セウォル号事故の一般人生存者イ・ヨンジュン氏(40代・仮名)は、自分には「心的外傷後ストレス障害」(PTSD、トラウマ)がないと思っていた。だから事故直後、病院に18日ほど入院したが、直ちに仕事に復帰した。しかし、そうではなかった。昨年12月から、小さな音でも胸が苦しくなって息が詰まり、事故当時の場面が何度も浮かぶようになり、まともに日常生活を送れなかった。典型的な心的外傷後ストレス障害の症状である。4日間も眠れず、薬を飲んだら、2日間も寝込んでしまうこともあった。定時に出勤できない日が増えた。結局2月初めに辞職を進められた。イ氏は23日、ハンギョレとの通話で「代行運転や掃除もしてみたが、それさえも続けるのが難しい。経済的に役に立つわけでもないし、息子、娘にも申し訳なくて、心理療法は考えたこともない」と話した。
イ氏が住んでいる地域でセウォル号被害者(生存者・遺族)の心理療法に参加しているある精神衛生社会福祉士は、「セウォル号被災者の方々に連絡して、相談や治療を受けにいらっしゃるようにいうと、『生計はどうすればいいのか』と非難する方もいる。イ氏も相談・治療が必要だが、なかなか説得できない」と語った。
19日、済州島(ジェジュド)に住んでいるセウォル号生存者キム氏の自傷行為のニュースは、セウォル号事故から1年が経とうとするにもかかわらず、まだ苦痛から抜け出せない被害者の辛酸な生活を表わしている。政府は昨年5月、生存者・遺族が集まっている京畿道安山(アンサン)に「安山精神衛生トラウマセンター」(鞍山全心センター)を開院し、心理カウンセリングや治療などを支援している。しかし、他の地域に散らばった生存者と遺族は積極的な管理対象から外れている。
保健福祉部は、事故直後のセウォル号から救助された一般人乗船者と犠牲者の家族などを対象に、広域単位で家庭訪問や電話を通じた「訪問心理支援サービス」を提供すると発表した。しかし、「対象者が積極的ではない」という理由でうやむやになっている。 45人のセウォル号被害者が居住する仁川(インチョン)広域市は、昨年までの訪問事業を行っていたが、今年は中断した。仁川市役所の関係者は「多くの犠牲者が回復し、これ以上は訪問を望んでいないからだ。しかし、必要に応じていつでも相談支援を受けられる」と述べた。

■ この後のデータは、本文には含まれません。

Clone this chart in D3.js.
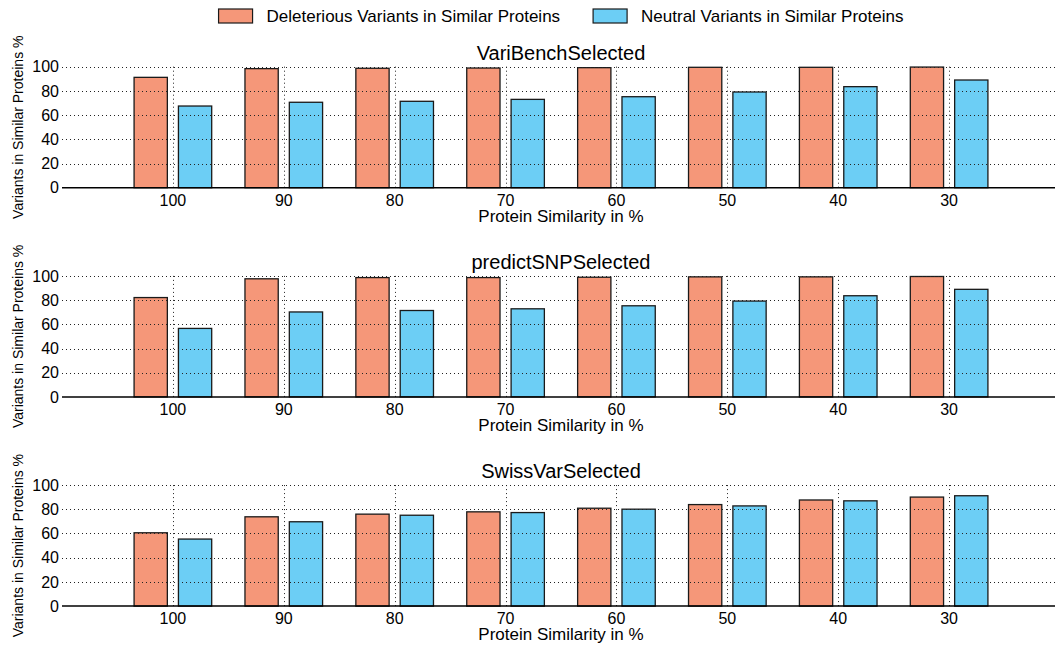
<!DOCTYPE html>
<html>
<head>
<meta charset="utf-8">
<script src="https://cdn.jsdelivr.net/npm/d3@7"></script>
<style>
  html, body { margin: 0; padding: 0; background: #fff; }
  svg { display: block; font-family: "Liberation Sans", Arial, sans-serif; }
</style>
</head>
<body>
<svg id="chart" width="1055" height="650"></svg>
<script>
// Protein similarity thresholds (x categories)
const categories = ["100", "90", "80", "70", "60", "50", "40", "30"];
const yTicks = [0, 20, 40, 60, 80, 100];
const seriesNames = ["Deleterious Variants in Similar Proteins", "Neutral Variants in Similar Proteins"];
const panelTitles = ["VariBenchSelected", "predictSNPSelected", "SwissVarSelected"];

// Percent of variants found in similar proteins, per dataset
const variBenchDeleterious = [91.2, 98.4, 98.7, 98.9, 99.2, 99.5, 99.5, 99.7];
const variBenchNeutral     = [67.5, 70.6, 71.4, 73.0, 75.2, 79.1, 83.5, 89.0];
const predictSNPDeleterious = [82.1, 97.6, 98.6, 98.6, 98.9, 99.2, 99.2, 99.5];
const predictSNPNeutral     = [56.6, 70.2, 71.4, 72.8, 75.3, 79.2, 83.6, 88.9];
const swissVarDeleterious = [60.6, 73.8, 76.0, 77.9, 80.9, 83.9, 87.7, 90.1];
const swissVarNeutral     = [55.4, 69.7, 75.1, 77.3, 80.1, 82.8, 87.0, 91.2];

const panels = [
  { title: panelTitles[0], del: variBenchDeleterious, neu: variBenchNeutral },
  { title: panelTitles[1], del: predictSNPDeleterious, neu: predictSNPNeutral },
  { title: panelTitles[2], del: swissVarDeleterious, neu: swissVarNeutral }
];

const colors = ["#F59779", "#6CCEF5"];
const svg = d3.select("#chart");

// Shared horizontal scale: category index, with one empty slot on the left
const x = d3.scaleLinear().domain([-1, 8]).range([62, 1060]);
const barW = 0.3;
const offsets = [-0.35, 0.05];

const panelTop = 66.7, panelH = 121, panelGap = 209.2;

panels.forEach((p, pi) => {
  const top = panelTop + pi * panelGap;
  const y = d3.scaleLinear().domain([0, 100]).range([top + panelH, top]);
  const g = svg.append("g");

  // Bars
  [p.del, p.neu].forEach((vals, si) => {
    g.selectAll(null)
      .data(vals)
      .join("rect")
      .attr("x", (d, i) => x(i + offsets[si]))
      .attr("width", (d, i) => x(i + offsets[si] + barW) - x(i + offsets[si]))
      .attr("y", d => y(d))
      .attr("height", d => y(0) - y(d))
      .attr("fill", colors[si])
      .attr("stroke", "#1a1a1a")
      .attr("stroke-width", 1.3);
  });

  // Dotted grid drawn above the bars
  g.selectAll(null)
    .data(yTicks.filter(t => t > 0))
    .join("line")
    .attr("x1", x(-1)).attr("x2", x(8))
    .attr("y1", d => Math.round(y(d)) + 0.5).attr("y2", d => Math.round(y(d)) + 0.5)
    .attr("stroke", "#222").attr("stroke-width", 1)
    .attr("stroke-dasharray", "1,3");
  g.selectAll(null)
    .data(categories)
    .join("line")
    .attr("x1", (d, i) => Math.round(x(i)) + 0.5).attr("x2", (d, i) => Math.round(x(i)) + 0.5)
    .attr("y1", y(0)).attr("y2", y(100))
    .attr("stroke", "#222").attr("stroke-width", 1)
    .attr("stroke-dasharray", "1,3");

  // Bottom axis line
  g.append("line")
    .attr("x1", x(-1)).attr("x2", x(8))
    .attr("y1", y(0)).attr("y2", y(0))
    .attr("stroke", "#000").attr("stroke-width", 1.5);

  // Y tick labels
  g.selectAll(null)
    .data(yTicks)
    .join("text")
    .attr("x", x(-1) - 3)
    .attr("y", d => y(d))
    .attr("dy", "0.36em")
    .attr("text-anchor", "end")
    .attr("font-size", 16)
    .attr("fill", "#000")
    .text(d => d);

  // X tick labels
  g.selectAll(null)
    .data(categories)
    .join("text")
    .attr("x", (d, i) => x(i))
    .attr("y", y(0) + 18)
    .attr("text-anchor", "middle")
    .attr("font-size", 16)
    .attr("fill", "#000")
    .text(d => d);

  // Axis labels and title
  g.append("text")
    .attr("x", (x(-1) + x(8)) / 2)
    .attr("y", y(0) + 34)
    .attr("text-anchor", "middle")
    .attr("font-size", 17)
    .text("Protein Similarity in %");

  g.append("text")
    .attr("transform", `translate(23,${(y(0) + y(100)) / 2}) rotate(-90)`)
    .attr("text-anchor", "middle")
    .attr("font-size", 14)
    .text("Variants in Similar Proteins %");

  g.append("text")
    .attr("x", (x(-1) + x(8)) / 2)
    .attr("y", top - 7)
    .attr("text-anchor", "middle")
    .attr("font-size", 20)
    .text(p.title);
});

// Legend, centred above the panels
const legendItems = [
  { name: seriesNames[0], color: colors[0] },
  { name: seriesNames[1], color: colors[1] }
];
const lg = svg.append("g");
const boxW = 34, boxH = 14, boxGap = 14, itemGap = 33;
const items = lg.selectAll("g")
  .data(legendItems)
  .join("g");
items.append("rect")
  .attr("y", 9)
  .attr("width", boxW).attr("height", boxH)
  .attr("fill", d => d.color)
  .attr("stroke", "#1a1a1a").attr("stroke-width", 1.2);
items.append("text")
  .attr("x", boxW + boxGap).attr("y", 16)
  .attr("dy", "0.36em")
  .attr("font-size", 17)
  .text(d => d.name);
let cursor = 0;
const widths = [];
items.each(function () {
  widths.push(boxW + boxGap + d3.select(this).select("text").node().getComputedTextLength());
});
const total = d3.sum(widths) + itemGap;
cursor = (x(-1) + x(8)) / 2 - total / 2;
items.attr("transform", (d, i) => {
  const t = `translate(${cursor},0)`;
  cursor += widths[i] + itemGap;
  return t;
});
</script>
</body>
</html>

済州島にもセウォル号生存者24人が居住しているが、精神衛生増進センター、セウォル号被害者相談所など心理支援がバラバラに運営されているうえに、安山よりプログラムが多様でないため、キム・ドンス氏を含む5人の生存者は、総合的な治療が可能な安山に行き来しながら、相談・治療などを受けている。済州道庁の関係者は、「安山で音楽・美術治療などの様々なプログラムを経験した方の中で、そのようなプログラムを望む方に限定し、交通費を補助している」と述べた。
専門家たちは、セウォル号生存者などが継続的な相談・治療を受けられるように、周りの人や地域社会が積極的に助けるべきだと助言する。チョ・イニ大韓小児青少年精神医学会災害特任委員会理事は、「安山に住んでいない大人の生存者は、時間が経つにつれ世界の関心から遠ざかっており、何よりも生活の負担のせいでトラウマ治療を受けない恐れが非常に大きい。しかし、潜在的なトラウマが解決しない場合、時間が経ってからでも自責の念などで苦しむ可能性がある。政府と地方自治体が継続的な支援システムを備えて生存者が相談や治療を受けるように誘導しなければならない」と述べた。済州ヨンガン病院セウォル号被害者相談所に勤務する職員は、「アルコール中毒などで仕事を出来ない方は相談さえ受けないので、心配だ。相談所の中で勤務するだけではなく、積極的に家庭訪問でもしなければならないが、私どもも非常勤兼職なので、その余力なく、残念だ」と話した。